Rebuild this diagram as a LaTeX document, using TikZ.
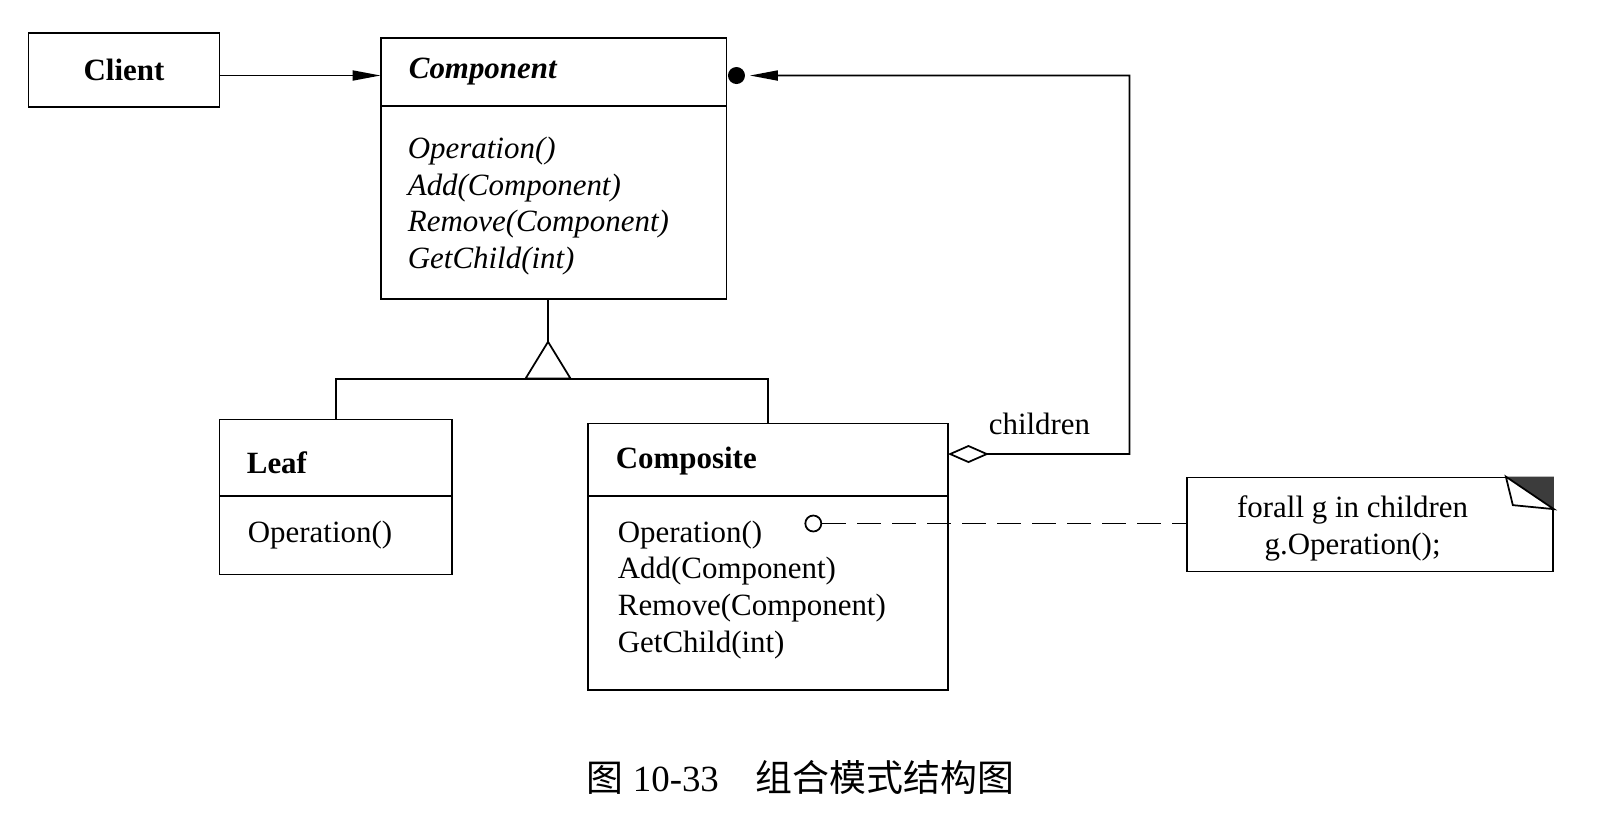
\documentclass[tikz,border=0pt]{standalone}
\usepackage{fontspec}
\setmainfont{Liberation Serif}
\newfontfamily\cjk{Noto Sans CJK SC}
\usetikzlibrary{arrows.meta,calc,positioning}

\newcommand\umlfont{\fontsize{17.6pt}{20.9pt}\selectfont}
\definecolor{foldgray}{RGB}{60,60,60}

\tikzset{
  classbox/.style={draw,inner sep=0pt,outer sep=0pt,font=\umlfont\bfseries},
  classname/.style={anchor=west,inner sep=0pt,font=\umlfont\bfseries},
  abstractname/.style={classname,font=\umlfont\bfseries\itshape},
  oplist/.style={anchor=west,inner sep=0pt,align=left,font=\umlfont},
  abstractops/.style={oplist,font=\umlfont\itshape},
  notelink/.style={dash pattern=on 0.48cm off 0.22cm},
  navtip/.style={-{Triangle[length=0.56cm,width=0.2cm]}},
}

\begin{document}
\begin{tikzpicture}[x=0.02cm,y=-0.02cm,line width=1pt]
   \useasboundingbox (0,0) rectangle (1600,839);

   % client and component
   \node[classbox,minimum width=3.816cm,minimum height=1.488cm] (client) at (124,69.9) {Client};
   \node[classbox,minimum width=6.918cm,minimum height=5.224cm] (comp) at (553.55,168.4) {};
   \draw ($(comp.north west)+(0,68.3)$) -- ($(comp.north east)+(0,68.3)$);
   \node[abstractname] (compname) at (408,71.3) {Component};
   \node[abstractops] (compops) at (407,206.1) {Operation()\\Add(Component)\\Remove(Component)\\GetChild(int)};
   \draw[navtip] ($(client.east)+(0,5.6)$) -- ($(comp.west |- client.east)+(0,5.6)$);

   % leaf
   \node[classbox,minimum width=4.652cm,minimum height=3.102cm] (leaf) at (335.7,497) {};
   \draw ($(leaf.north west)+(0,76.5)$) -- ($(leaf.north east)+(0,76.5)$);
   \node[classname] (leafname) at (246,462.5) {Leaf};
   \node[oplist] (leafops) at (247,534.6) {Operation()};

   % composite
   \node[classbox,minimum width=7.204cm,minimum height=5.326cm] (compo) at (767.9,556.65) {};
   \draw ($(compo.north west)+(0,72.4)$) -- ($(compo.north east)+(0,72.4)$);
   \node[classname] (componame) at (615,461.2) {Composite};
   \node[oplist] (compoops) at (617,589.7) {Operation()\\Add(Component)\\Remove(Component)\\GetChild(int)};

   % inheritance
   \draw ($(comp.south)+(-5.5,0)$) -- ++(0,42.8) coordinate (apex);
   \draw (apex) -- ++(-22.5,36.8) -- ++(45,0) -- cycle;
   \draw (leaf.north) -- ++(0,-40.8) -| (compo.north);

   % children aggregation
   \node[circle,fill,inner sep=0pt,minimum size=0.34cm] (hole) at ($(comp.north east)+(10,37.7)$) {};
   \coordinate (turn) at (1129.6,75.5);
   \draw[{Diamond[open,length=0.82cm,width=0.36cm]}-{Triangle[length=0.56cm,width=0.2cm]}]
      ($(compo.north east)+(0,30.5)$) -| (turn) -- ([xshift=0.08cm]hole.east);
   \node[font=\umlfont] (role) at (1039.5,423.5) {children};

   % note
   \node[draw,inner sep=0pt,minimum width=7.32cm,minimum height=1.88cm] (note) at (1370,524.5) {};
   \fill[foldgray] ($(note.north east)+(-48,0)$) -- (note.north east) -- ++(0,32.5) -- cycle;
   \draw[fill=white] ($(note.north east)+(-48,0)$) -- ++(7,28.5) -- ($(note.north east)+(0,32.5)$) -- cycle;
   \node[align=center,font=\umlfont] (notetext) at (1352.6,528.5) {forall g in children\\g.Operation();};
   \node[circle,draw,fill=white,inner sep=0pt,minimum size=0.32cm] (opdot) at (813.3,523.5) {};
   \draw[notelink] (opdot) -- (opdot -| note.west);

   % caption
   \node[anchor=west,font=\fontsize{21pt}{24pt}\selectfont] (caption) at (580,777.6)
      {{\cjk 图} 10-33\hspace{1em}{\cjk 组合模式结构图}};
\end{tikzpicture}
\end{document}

■ **TO DO**
Output the material word for word, omitting its pictures.

■ **SOLUTION TO THIS EXERCISE**
Rebuild this diagram as a LaTeX document, using TikZ.
\documentclass[tikz,border=0pt]{standalone}
\usepackage{fontspec}
\setmainfont{Liberation Serif}
\newfontfamily\cjk{Noto Sans CJK SC}
\usetikzlibrary{arrows.meta,calc,positioning}

\newcommand\umlfont{\fontsize{17.6pt}{20.9pt}\selectfont}
\definecolor{foldgray}{RGB}{60,60,60}

\tikzset{
  classbox/.style={draw,inner sep=0pt,outer sep=0pt,font=\umlfont\bfseries},
  classname/.style={anchor=west,inner sep=0pt,font=\umlfont\bfseries},
  abstractname/.style={classname,font=\umlfont\bfseries\itshape},
  oplist/.style={anchor=west,inner sep=0pt,align=left,font=\umlfont},
  abstractops/.style={oplist,font=\umlfont\itshape},
  notelink/.style={dash pattern=on 0.48cm off 0.22cm},
  navtip/.style={-{Triangle[length=0.56cm,width=0.2cm]}},
}

\begin{document}
\begin{tikzpicture}[x=0.02cm,y=-0.02cm,line width=1pt]
   \useasboundingbox (0,0) rectangle (1600,839);

   % client and component
   \node[classbox,minimum width=3.816cm,minimum height=1.488cm] (client) at (124,69.9) {Client};
   \node[classbox,minimum width=6.918cm,minimum height=5.224cm] (comp) at (553.55,168.4) {};
   \draw ($(comp.north west)+(0,68.3)$) -- ($(comp.north east)+(0,68.3)$);
   \node[abstractname] (compname) at (408,71.3) {Component};
   \node[abstractops] (compops) at (407,206.1) {Operation()\\Add(Component)\\Remove(Component)\\GetChild(int)};
   \draw[navtip] ($(client.east)+(0,5.6)$) -- ($(comp.west |- client.east)+(0,5.6)$);

   % leaf
   \node[classbox,minimum width=4.652cm,minimum height=3.102cm] (leaf) at (335.7,497) {};
   \draw ($(leaf.north west)+(0,76.5)$) -- ($(leaf.north east)+(0,76.5)$);
   \node[classname] (leafname) at (246,462.5) {Leaf};
   \node[oplist] (leafops) at (247,534.6) {Operation()};

   % composite
   \node[classbox,minimum width=7.204cm,minimum height=5.326cm] (compo) at (767.9,556.65) {};
   \draw ($(compo.north west)+(0,72.4)$) -- ($(compo.north east)+(0,72.4)$);
   \node[classname] (componame) at (615,461.2) {Composite};
   \node[oplist] (compoops) at (617,589.7) {Operation()\\Add(Component)\\Remove(Component)\\GetChild(int)};

   % inheritance
   \draw ($(comp.south)+(-5.5,0)$) -- ++(0,42.8) coordinate (apex);
   \draw (apex) -- ++(-22.5,36.8) -- ++(45,0) -- cycle;
   \draw (leaf.north) -- ++(0,-40.8) -| (compo.north);

   % children aggregation
   \node[circle,fill,inner sep=0pt,minimum size=0.34cm] (hole) at ($(comp.north east)+(10,37.7)$) {};
   \coordinate (turn) at (1129.6,75.5);
   \draw[{Diamond[open,length=0.82cm,width=0.36cm]}-{Triangle[length=0.56cm,width=0.2cm]}]
      ($(compo.north east)+(0,30.5)$) -| (turn) -- ([xshift=0.08cm]hole.east);
   \node[font=\umlfont] (role) at (1039.5,423.5) {children};

   % note
   \node[draw,inner sep=0pt,minimum width=7.32cm,minimum height=1.88cm] (note) at (1370,524.5) {};
   \fill[foldgray] ($(note.north east)+(-48,0)$) -- (note.north east) -- ++(0,32.5) -- cycle;
   \draw[fill=white] ($(note.north east)+(-48,0)$) -- ++(7,28.5) -- ($(note.north east)+(0,32.5)$) -- cycle;
   \node[align=center,font=\umlfont] (notetext) at (1352.6,528.5) {forall g in children\\g.Operation();};
   \node[circle,draw,fill=white,inner sep=0pt,minimum size=0.32cm] (opdot) at (813.3,523.5) {};
   \draw[notelink] (opdot) -- (opdot -| note.west);

   % caption
   \node[anchor=west,font=\fontsize{21pt}{24pt}\selectfont] (caption) at (580,777.6)
      {{\cjk 图} 10-33\hspace{1em}{\cjk 组合模式结构图}};
\end{tikzpicture}
\end{document}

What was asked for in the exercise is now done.